01 What It's Like.mp3 by Laura Marie (USA)
This morning I had the pleasure of beginning my birthday performing with Chris Taylor, Onel Jimenez, Tim Phillips and Justin Schneider for our friends at Rockhills Church. It was comforting to sing and play with them because this is always, as it is for many, an emotional day for me. Yes, it's a day I celebrate life but also a day that I reflect on those who lost theirs in the events that took place 10 years ago. Last year, I remembered how I woke up on 9/11 and, with my infant son in my arms, headed downstairs to tun on the news. It hit me that we have been at war his entire life and, now, at 10 years old, he has questions about the events that took place then and concern about the events that are happening now. Here in Texas, the fires have us all on edge. We were concerned for friends and family on the East coast after earthquakes and hurricanes and remain concerned for those recovering and for those devestated by drought and fire here in Texas. This is a troubling time and my son has a compassionate heart. He struggles with it.
As our friends and leaders led us in prayer this morning, they called for a moment of silence. My younger son is 6 years old and I looked out from the stage at him when the moment of silence began. He immediately started to giggle. My husband quietly shushed him. I watched him as he snuck his arm up to his mouth thinking he was going to make a funny noise to break the silence. One look from his dad stopped him. I had to smile. I am so very grateful that the gravity of the moment didn't occur to him. That's what I want for both my children. Joy and innocence for as long as possible. As my 10 year old begins to realize that the world isn't always what he wants it to be, I have no doubt that his heart will be moved to help others in need. I have no doubt that my younger son will do the same as he gets older. But, for now, on this day with it's very solemn moments, I want to take time to giggle and make silly noises too. I want to remember, not just the fear but, the innocence we had before the fear. I want to celebrate life because I'm pretty sure that those who gave theirs would want that for us just as we want it for them.

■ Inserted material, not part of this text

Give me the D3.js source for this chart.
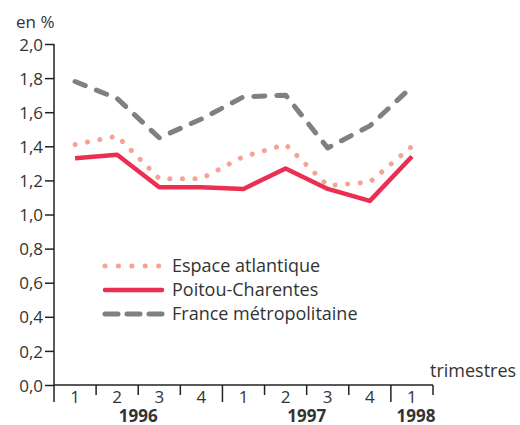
<!DOCTYPE html>
<html><head><meta charset="utf-8">
<script src="https://cdn.jsdelivr.net/npm/d3@7"></script>
<style>body{margin:0;background:#fff}svg{display:block}text{font-family:"Open Sans",sans-serif;fill:#333}</style>
</head><body>
<svg id="c" width="520" height="425"></svg>
<script>
const quarters = ["1","2","3","4","1","2","3","4","1"];
const years = [{label:"1996", from:0, to:4},{label:"1997", from:4, to:8},{label:"1998", from:8, to:9}];
const espace = [1.41,1.46,1.21,1.21,1.34,1.41,1.17,1.19,1.40];
const poitou = [1.33,1.35,1.16,1.16,1.15,1.27,1.15,1.08,1.34];
const france = [1.78,1.68,1.45,1.56,1.69,1.70,1.39,1.52,1.75];
const yTicks = [0,0.2,0.4,0.6,0.8,1.0,1.2,1.4,1.6,1.8,2.0];
const seriesNames = ["Espace atlantique","Poitou-Charentes","France métropolitaine"];

const svg = d3.select("#c");
const x0 = 54, x1 = 433;
const x = d3.scaleLinear().domain([0, 9]).range([x0, x1]);
const y = d3.scaleLinear().domain([0, 2]).range([385, 44]);
const fmt = v => d3.format(".1f")(v).replace(".", ",");

// y axis
const ya = svg.append("g").attr("transform", `translate(${x0},0)`)
  .call(d3.axisLeft(y).tickValues(yTicks).tickFormat(fmt).tickSize(9).tickPadding(2));
ya.select(".domain").remove();
ya.selectAll("line").attr("stroke","#222").attr("stroke-width",1.5);
ya.selectAll("text").style("font-size","17px").attr("fill","#333").attr("dy","0.36em");
svg.append("line").attr("x1",x0).attr("x2",x0).attr("y1",y(2)).attr("y2",402).attr("stroke","#222").attr("stroke-width",1.5);
svg.append("text").attr("x",16).attr("y",28).style("font-size","17px").text("en %");

// x axis
svg.append("line").attr("x1",x0).attr("x2",x1).attr("y1",385).attr("y2",385).attr("stroke","#222").attr("stroke-width",1.5);
const bounds = d3.range(1, 10);
const majors = new Set([4, 8]);
svg.selectAll(".xt").data(bounds).join("line")
  .attr("x1", d => x(d)).attr("x2", d => x(d))
  .attr("y1", 385).attr("y2", d => majors.has(d) ? 402 : 395)
  .attr("stroke","#222").attr("stroke-width",1.5);
svg.selectAll(".ql").data(quarters).join("text")
  .attr("x", (d,i) => x(i + 0.5)).attr("y", 403).attr("text-anchor","middle")
  .style("font-size","17px").text(d => d);
svg.selectAll(".yl").data(years).join("text")
  .attr("x", d => d.to - d.from === 1 ? x(d.from + 0.5) + 4 : x((d.from + d.to) / 2)).attr("y", 422).attr("text-anchor","middle")
  .style("font-size","17px").style("font-weight","bold").text(d => d.label);
svg.append("text").attr("x",430).attr("y",377).style("font-size","18px").text("trimestres");

// lines
const line = d3.line().x((d,i) => x(i + 0.5)).y(d => y(d));
const styles = [
  {data: espace, color:"#f6a394", width:5, dash:"0.1 12.5", cap:"round"},
  {data: poitou, color:"#ea2f50", width:4.5, dash:null, cap:"butt"},
  {data: france, color:"#808080", width:5, dash:"11 12", cap:"round"}
];
[2,0,1].forEach(k => {
  const s = styles[k];
  svg.append("path").datum(s.data).attr("d", line).attr("fill","none")
    .attr("stroke", s.color).attr("stroke-width", s.width)
    .attr("stroke-dasharray", s.dash).attr("stroke-linecap", s.cap).attr("stroke-linejoin","round");
});

// legend
const leg = svg.append("g");
seriesNames.forEach((n, i) => {
  const s = styles[i];
  const ly = 266 + i * 24;
  leg.append("line").attr("x1", 105).attr("x2", 162).attr("y1", ly).attr("y2", ly)
    .attr("stroke", s.color).attr("stroke-width", s.width)
    .attr("stroke-dasharray", i === 0 ? "0.1 13.3" : (i === 2 ? "13 9" : null))
    .attr("stroke-linecap", "round");
  leg.append("text").attr("x", 172).attr("y", ly + 6).style("font-size","18px").text(n);
});
</script>
</body></html>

Much love to you and yours. - LM
What It's Like
I’ve been sitting pretty. I’ve been standing still.
You move me to pieces with just your force of will.
And, oh, how much I suffer for all my thinking small
while you walk up in wonder and have no fear at all
and now I’d like to know what it’s like
to have the world at your command,
drop the reigns when life gets heavy in your hands.
With a spark of youth and a heart so full,
you’re my living proof that everything is possible
and now I’d like to know what it’s like
to be you as you’re living every moment.
Must be nice to be you taking life with arms wide open.
I think I’d like to know what it’s like
Will you show the world to me, the one I need to know,
with the innocence you see so I can watch you go.
And you keep running with your head held high, your arms outstretched,
a smile the only reason why.
And now I’d like to know what it’s like
to be you as you’re living every moment.
Must be nice to be you taking life with arms wide open.
I think I’d like to know what that’s like.